Anyway, my new-found ‘friend’ whom I don’t know - see the intro two paragraphs back - is still telling me amazing things about people that (yes, you may have guessed already by now) I don’t know either, but at least I am gathering more ‘news’ about these folk that the likes of those on social media, who no doubt would give their spare sets of back-up batteries for their hand-held devices to know about, but to me its of no interest at all, as I just want to buy a new pair of windscreen wipers for the car, but presently just to get home would be nice.

As well as being a complete mine of useless information and distraction, he plays his ace card as then he poses or rather requires a question answered as he reads my column - the one you are reading now - regarding the assorted topics and subject matter as I must admit he seems quite well informed or has a good memory but bottom line is he is not getting out very much if my efforts give him some sort of ‘feelgood’ factor - he said.

So based on the fact he seems to be able to sort-of quote or bring to mind assorted snatches of my past written endeavours, he asked the 22 carat gold question: ‘So where do you find these strange people you write about? - as in 'where do you look for them - as I wouldn’t have a clue myself..’

You don’t say, I thought.

I bluffed my way through that one but decided I wouldn’t have to look up the word ‘irony’ in my dictionary any more, made my excuses as I nipped off, got my required windscreen wipers, then back to the sanctuary of my four walls and have a quiet but controlled relapse.

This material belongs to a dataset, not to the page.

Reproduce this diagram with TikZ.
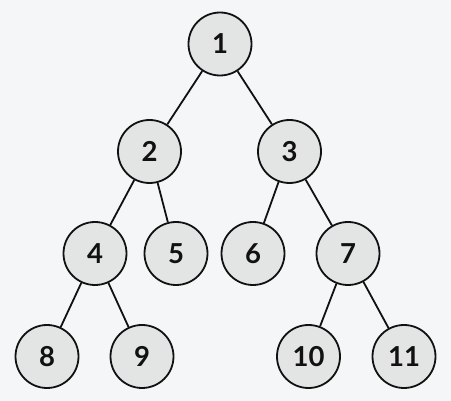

Years ago, my mum (Of the People for the People) had a friend, Beryl, who was a 'Trigger' type person as in the BBC sit-com 'Only Fools and Horses' and not to be confused with the cowboy Roy Rodgers's chosen mode of four-legged transport: one afternoon at Ward Towers, it came up in conversation, as mum said: 'Just what would the world be without irony?' to which Beryl said her husband Roy wouldn't have a decent shirt to go to work in without it, as he worked for the gas board as a meter reader in those days.

I now rest my case, the one I still have and have so far not lent out - yet.